Monday, February 7, 2011

The Sound of One Hand Clapping


The Sound of One Hand Clapping by Richard Flanagan
Grove Press, 1997

Sonja Buloh returns to Tasmania after 22 years to make amends with her estranged father. She finds the place awash with unpleasant memories of Bojan’s drunken beatings, being forced to wait on his alcoholic friends in the middle of the night, and countless other types of neglect. But Sonja also remembers Bojan’s attempts at fatherliness: the time he spontaneously sewed her a pink party dress, and the delicious Slovenian food he would cook for her during rare days of sobriety.  Underlying the story is the disappearance of Sonja’s mother Maria, who walked out into a blizzard when her daughter was three. Sonja and her father share an unspoken burden of loss over her absence, heightened by Bojan’s memories of the horrific experiences he shared with Maria in Yugoslavia during World War Two.
Richard Flanagan paints a complex picture of Bojan’s warped humanity, flashing between the present day and the atrocities of the past in both Tasmania and war torn Europe.
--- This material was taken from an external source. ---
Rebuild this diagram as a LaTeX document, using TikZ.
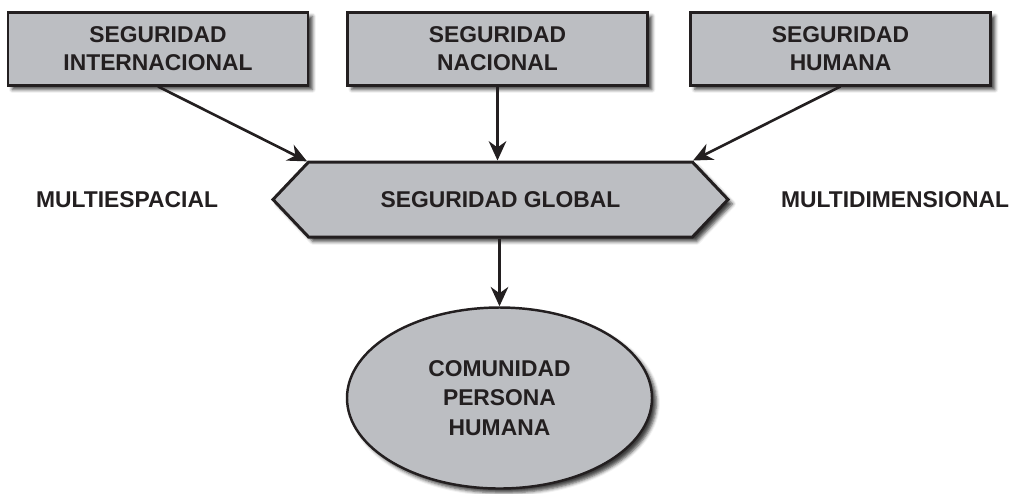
\documentclass[tikz,border=0pt]{standalone}
\usepackage{fontspec}
\setmainfont{Liberation Sans}
\usepackage{tikz}
\usetikzlibrary{positioning, arrows.meta, shapes.geometric, shapes.symbols, shadows.blur}

\definecolor{boxgray}{RGB}{188,190,194}
\definecolor{linedark}{RGB}{35,31,32}

\tikzset{
  boxfont/.style={font=\fontsize{13}{16}\selectfont\bfseries, text=linedark},
  shade box/.style={boxfont, fill=boxgray, draw=linedark, line width=1.7pt, align=center,
    blur shadow={shadow xshift=2.5pt, shadow yshift=-2.5pt, shadow blur radius=2pt, shadow opacity=75}},
  topbox/.style={shade box, rectangle, minimum width=6cm, minimum height=1.46cm, inner sep=0pt},
  globbox/.style={shade box, signal, signal to=west and east, signal pointer angle=93,
    minimum width=9.1cm, minimum height=1.5cm, inner sep=0pt},
  persbox/.style={shade box, ellipse, minimum width=6.1cm, minimum height=3.62cm, inner sep=0pt,
    line width=1.4pt, font=\fontsize{13}{17}\selectfont\bfseries},
  flow/.style={-{Stealth[length=11pt, width=10pt]}, line width=1.5pt, draw=linedark}
}

\begin{document}
\begin{tikzpicture}
        \useasboundingbox (0,0) rectangle (20.5,-9.86);
        % top row of boxes
        \foreach \name/\x/\txt in {inter/3.16/{SEGURIDAD\\INTERNACIONAL},
                                   nac/9.95/{SEGURIDAD\\NACIONAL},
                                   hum/16.81/{SEGURIDAD\\HUMANA}}
        \node[topbox] (\name) at (\x,-0.97) {\txt};
        % central hexagon
        \node[globbox] (glob) at (10.01,-3.99) {SEGURIDAD GLOBAL};
        % side labels
        \node[boxfont] (mesp) at (2.54,-4.0) {MULTIESPACIAL};
        \node[boxfont] (mdim) at (17.9,-4.0) {MULTIDIMENSIONAL};
        % bottom ellipse
        \node[persbox] (pers) at (9.99,-7.96) {COMUNIDAD\\PERSONA\\HUMANA};
        % arrows
        \draw[flow] (inter.south) -- (glob.north west);
        \draw[flow] (nac.south) -- (nac.south |- glob.north);
        \draw[flow] (hum.south) -- (glob.north east);
        \draw[flow] (glob.south -| pers.north) -- (pers.north);
    \end{tikzpicture}
\end{document}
Bojan is one of thousands of Europeans who’ve fled to Australia wounded, and mentally scarred to be sorely let down in their hopes for a better life. Treated like second class citizens, labeled “wogs” and “reffos” and forced to carry out work Australians wouldn’t look twice at, Flanagan gives us a compelling understanding of why Bojan’s treatment of his daughter is so appalling.
This is a book which resonates days after finishing, despite being sluggish to start off with. You’re often left floundering in flowery writing which frustratingly takes away from the story (it was about half way before I felt like I wanted to read it rather than forcing myself through it). However once it finally gets going the narrative embeds itself into you. It’s a troubling portrayal of loss, healing, and redemption during a period of significant change in Australia.